* [Data to process]:
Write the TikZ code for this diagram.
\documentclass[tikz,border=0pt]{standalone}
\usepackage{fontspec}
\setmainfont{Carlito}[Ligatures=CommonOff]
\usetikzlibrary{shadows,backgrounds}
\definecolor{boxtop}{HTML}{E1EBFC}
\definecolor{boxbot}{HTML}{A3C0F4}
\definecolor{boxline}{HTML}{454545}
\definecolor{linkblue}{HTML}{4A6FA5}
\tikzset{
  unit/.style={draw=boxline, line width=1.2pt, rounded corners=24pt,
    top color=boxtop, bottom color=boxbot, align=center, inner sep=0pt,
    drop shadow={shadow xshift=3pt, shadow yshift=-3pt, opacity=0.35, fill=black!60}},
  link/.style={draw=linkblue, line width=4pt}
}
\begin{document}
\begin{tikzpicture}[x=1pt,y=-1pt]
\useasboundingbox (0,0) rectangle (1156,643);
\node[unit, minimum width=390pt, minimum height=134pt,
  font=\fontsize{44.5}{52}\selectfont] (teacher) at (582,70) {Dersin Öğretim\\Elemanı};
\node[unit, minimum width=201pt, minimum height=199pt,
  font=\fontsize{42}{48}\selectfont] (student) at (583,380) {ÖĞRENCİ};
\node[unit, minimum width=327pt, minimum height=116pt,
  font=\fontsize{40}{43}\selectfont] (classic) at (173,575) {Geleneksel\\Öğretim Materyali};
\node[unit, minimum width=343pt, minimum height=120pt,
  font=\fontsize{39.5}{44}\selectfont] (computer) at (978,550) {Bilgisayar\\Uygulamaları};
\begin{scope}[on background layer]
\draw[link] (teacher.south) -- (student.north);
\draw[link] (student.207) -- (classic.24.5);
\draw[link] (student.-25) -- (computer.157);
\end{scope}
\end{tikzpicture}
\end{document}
* * *
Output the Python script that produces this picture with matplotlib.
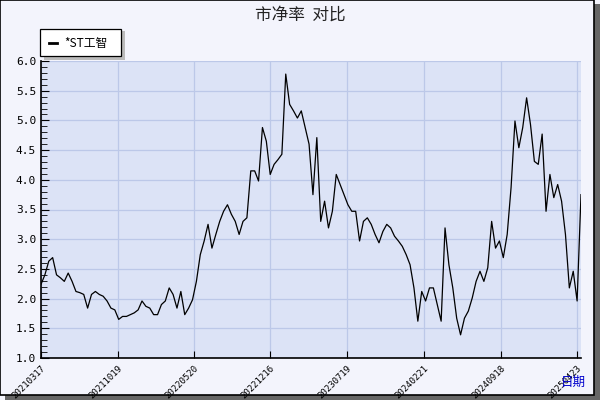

* [The problem]: Copy and report every line where the word "this" is present.

* [Answer to the problem]:
Write the TikZ code for this diagram.
Output the Python script that produces this picture with matplotlib.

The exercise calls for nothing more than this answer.